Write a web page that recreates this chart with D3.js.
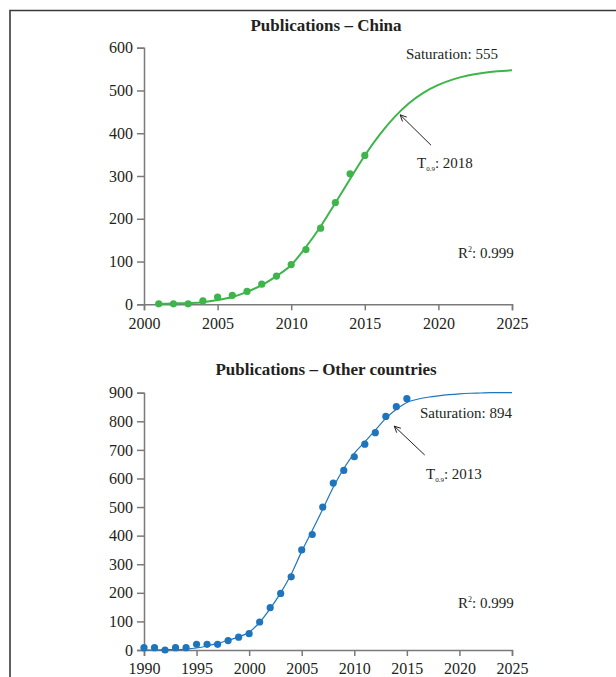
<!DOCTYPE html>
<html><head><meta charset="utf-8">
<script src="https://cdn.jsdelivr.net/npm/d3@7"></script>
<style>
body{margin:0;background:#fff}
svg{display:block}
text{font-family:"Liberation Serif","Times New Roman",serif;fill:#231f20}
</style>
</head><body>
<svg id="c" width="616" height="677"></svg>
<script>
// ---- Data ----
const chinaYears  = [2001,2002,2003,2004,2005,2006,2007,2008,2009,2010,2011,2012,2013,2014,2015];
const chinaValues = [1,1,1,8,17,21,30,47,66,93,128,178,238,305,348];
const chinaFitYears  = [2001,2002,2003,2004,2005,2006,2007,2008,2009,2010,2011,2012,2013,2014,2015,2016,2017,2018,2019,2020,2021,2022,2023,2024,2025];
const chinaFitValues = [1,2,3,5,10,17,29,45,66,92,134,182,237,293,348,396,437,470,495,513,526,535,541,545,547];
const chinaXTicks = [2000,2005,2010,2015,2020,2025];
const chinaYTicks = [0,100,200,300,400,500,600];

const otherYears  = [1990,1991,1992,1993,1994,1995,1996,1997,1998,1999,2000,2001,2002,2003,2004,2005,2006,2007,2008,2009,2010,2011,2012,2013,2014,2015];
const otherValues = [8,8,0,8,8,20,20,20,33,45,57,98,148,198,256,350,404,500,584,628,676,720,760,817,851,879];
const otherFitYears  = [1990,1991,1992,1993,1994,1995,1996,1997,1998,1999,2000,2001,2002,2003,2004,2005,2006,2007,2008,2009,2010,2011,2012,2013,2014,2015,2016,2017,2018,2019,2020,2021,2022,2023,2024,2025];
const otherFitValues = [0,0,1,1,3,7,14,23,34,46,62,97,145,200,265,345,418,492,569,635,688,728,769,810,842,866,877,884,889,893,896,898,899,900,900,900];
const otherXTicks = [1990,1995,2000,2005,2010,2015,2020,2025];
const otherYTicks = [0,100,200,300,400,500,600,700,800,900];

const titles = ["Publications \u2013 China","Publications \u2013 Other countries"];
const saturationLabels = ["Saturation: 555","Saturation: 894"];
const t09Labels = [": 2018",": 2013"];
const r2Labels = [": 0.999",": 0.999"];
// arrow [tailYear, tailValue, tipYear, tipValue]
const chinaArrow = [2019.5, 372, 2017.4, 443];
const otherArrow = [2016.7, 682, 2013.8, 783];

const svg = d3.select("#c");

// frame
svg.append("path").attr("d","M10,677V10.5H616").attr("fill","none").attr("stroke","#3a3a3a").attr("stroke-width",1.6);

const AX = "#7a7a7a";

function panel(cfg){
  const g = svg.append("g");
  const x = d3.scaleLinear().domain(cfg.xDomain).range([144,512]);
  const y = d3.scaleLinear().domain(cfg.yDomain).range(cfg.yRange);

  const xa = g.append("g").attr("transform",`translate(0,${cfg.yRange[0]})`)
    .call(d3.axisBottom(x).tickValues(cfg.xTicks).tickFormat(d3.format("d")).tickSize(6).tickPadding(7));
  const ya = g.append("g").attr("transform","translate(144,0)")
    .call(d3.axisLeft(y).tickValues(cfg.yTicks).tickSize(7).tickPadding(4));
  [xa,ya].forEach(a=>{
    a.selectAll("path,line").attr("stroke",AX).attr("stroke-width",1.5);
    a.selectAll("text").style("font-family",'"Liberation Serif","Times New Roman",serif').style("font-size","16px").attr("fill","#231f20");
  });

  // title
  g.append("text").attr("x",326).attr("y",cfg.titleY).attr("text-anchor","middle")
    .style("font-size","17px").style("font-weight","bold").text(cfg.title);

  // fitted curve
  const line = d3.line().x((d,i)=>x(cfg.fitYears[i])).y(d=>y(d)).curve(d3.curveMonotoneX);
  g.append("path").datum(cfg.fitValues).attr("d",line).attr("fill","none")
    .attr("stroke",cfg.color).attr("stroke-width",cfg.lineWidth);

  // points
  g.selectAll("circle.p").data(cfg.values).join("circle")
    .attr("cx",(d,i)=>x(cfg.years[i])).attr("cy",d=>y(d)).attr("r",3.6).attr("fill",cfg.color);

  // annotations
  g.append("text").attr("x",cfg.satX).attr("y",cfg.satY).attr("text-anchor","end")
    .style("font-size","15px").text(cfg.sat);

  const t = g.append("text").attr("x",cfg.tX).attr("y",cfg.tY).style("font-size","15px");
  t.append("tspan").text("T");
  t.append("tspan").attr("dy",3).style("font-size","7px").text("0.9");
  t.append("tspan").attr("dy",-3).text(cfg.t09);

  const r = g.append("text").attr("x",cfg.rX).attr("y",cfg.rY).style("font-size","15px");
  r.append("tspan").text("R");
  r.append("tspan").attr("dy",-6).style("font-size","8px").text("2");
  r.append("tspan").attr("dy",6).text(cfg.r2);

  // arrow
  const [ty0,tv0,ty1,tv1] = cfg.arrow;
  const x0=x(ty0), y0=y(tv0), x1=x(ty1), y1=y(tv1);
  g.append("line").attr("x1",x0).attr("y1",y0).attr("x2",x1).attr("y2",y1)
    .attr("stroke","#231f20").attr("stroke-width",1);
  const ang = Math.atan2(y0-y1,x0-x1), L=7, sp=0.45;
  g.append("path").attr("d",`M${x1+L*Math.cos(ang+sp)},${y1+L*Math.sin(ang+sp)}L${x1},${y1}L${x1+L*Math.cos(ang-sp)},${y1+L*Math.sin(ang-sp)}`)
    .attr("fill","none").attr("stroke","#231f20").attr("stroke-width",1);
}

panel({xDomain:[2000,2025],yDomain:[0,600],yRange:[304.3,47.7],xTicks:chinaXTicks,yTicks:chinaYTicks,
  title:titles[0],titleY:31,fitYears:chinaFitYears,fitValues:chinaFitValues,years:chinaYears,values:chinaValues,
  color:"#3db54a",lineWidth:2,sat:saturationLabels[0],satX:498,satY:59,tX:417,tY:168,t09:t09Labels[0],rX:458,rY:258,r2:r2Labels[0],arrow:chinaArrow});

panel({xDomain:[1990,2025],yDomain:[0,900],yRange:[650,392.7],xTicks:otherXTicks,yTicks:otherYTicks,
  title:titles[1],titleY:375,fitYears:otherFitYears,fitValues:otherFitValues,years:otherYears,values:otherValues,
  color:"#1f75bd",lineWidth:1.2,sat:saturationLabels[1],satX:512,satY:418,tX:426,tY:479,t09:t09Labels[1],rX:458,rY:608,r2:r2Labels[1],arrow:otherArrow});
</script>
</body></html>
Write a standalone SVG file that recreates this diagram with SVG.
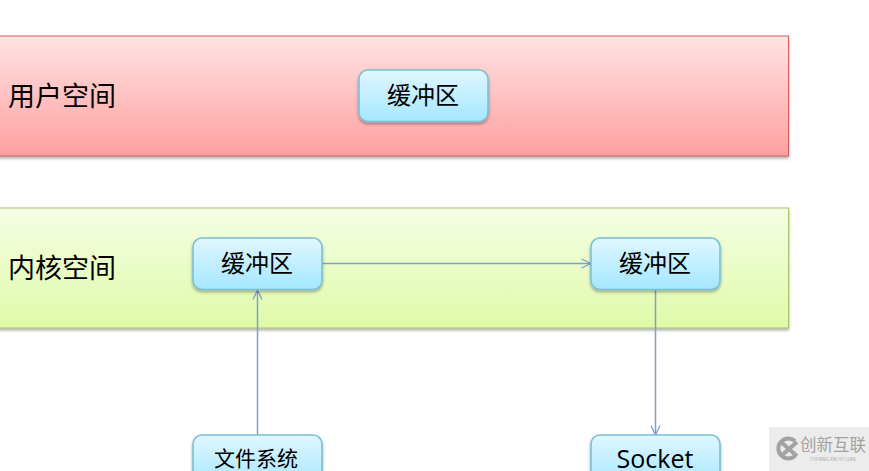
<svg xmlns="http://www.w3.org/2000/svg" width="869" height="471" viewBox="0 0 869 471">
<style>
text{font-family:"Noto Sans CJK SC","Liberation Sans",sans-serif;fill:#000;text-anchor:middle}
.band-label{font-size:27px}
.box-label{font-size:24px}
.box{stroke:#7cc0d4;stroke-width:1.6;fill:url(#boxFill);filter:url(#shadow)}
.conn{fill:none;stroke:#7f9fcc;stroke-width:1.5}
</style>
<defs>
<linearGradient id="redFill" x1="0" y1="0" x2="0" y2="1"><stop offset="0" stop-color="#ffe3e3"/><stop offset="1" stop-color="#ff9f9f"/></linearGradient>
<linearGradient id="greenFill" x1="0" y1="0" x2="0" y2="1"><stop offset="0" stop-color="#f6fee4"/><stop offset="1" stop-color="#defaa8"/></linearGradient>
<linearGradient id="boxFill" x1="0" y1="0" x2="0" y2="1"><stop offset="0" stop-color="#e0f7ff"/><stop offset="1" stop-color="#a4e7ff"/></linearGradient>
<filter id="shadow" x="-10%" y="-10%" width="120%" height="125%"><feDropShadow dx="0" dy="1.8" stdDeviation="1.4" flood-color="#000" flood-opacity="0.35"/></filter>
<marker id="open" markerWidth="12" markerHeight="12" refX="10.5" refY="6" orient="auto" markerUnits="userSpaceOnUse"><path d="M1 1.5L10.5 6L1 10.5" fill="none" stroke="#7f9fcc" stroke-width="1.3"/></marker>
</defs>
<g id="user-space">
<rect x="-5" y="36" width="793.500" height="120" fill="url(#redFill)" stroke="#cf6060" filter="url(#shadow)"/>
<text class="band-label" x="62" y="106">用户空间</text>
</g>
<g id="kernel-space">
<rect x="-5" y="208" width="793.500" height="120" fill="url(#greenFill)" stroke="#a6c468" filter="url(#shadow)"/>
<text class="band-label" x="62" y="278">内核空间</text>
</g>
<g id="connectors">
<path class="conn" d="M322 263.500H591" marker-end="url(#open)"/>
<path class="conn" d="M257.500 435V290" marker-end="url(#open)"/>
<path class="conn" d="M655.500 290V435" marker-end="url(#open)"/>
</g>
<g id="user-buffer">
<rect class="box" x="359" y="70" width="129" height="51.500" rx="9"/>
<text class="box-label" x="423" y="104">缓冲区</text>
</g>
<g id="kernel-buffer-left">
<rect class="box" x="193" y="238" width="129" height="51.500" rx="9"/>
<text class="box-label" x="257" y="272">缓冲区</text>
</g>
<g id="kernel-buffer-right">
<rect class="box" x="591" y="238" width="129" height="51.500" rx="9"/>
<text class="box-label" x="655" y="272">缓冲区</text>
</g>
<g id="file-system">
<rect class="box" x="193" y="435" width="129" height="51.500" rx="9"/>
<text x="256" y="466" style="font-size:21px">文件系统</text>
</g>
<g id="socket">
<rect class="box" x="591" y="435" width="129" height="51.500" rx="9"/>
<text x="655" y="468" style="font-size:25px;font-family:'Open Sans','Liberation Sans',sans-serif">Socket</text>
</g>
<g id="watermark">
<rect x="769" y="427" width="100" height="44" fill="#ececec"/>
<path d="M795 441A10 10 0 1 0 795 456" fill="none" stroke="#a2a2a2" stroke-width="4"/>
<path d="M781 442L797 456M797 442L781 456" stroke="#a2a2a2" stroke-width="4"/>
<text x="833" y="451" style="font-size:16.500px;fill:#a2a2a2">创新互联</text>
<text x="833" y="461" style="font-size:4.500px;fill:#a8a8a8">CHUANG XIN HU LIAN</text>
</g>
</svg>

= = = = =

## Task details:
Transcribe exactly, please, the lines between the start of the records above and the line holding "const otherYTicks = [0,100,200,300,400,500,600,700,800,900];", counting both of those lines and omitting pictures.

## Written answer:
Write a web page that recreates this chart with D3.js.
<!DOCTYPE html>
<html><head><meta charset="utf-8">
<script src="https://cdn.jsdelivr.net/npm/d3@7"></script>
<style>
body{margin:0;background:#fff}
svg{display:block}
text{font-family:"Liberation Serif","Times New Roman",serif;fill:#231f20}
</style>
</head><body>
<svg id="c" width="616" height="677"></svg>
<script>
// ---- Data ----
const chinaYears  = [2001,2002,2003,2004,2005,2006,2007,2008,2009,2010,2011,2012,2013,2014,2015];
const chinaValues = [1,1,1,8,17,21,30,47,66,93,128,178,238,305,348];
const chinaFitYears  = [2001,2002,2003,2004,2005,2006,2007,2008,2009,2010,2011,2012,2013,2014,2015,2016,2017,2018,2019,2020,2021,2022,2023,2024,2025];
const chinaFitValues = [1,2,3,5,10,17,29,45,66,92,134,182,237,293,348,396,437,470,495,513,526,535,541,545,547];
const chinaXTicks = [2000,2005,2010,2015,2020,2025];
const chinaYTicks = [0,100,200,300,400,500,600];

const otherYears  = [1990,1991,1992,1993,1994,1995,1996,1997,1998,1999,2000,2001,2002,2003,2004,2005,2006,2007,2008,2009,2010,2011,2012,2013,2014,2015];
const otherValues = [8,8,0,8,8,20,20,20,33,45,57,98,148,198,256,350,404,500,584,628,676,720,760,817,851,879];
const otherFitYears  = [1990,1991,1992,1993,1994,1995,1996,1997,1998,1999,2000,2001,2002,2003,2004,2005,2006,2007,2008,2009,2010,2011,2012,2013,2014,2015,2016,2017,2018,2019,2020,2021,2022,2023,2024,2025];
const otherFitValues = [0,0,1,1,3,7,14,23,34,46,62,97,145,200,265,345,418,492,569,635,688,728,769,810,842,866,877,884,889,893,896,898,899,900,900,900];
const otherXTicks = [1990,1995,2000,2005,2010,2015,2020,2025];
const otherYTicks = [0,100,200,300,400,500,600,700,800,900];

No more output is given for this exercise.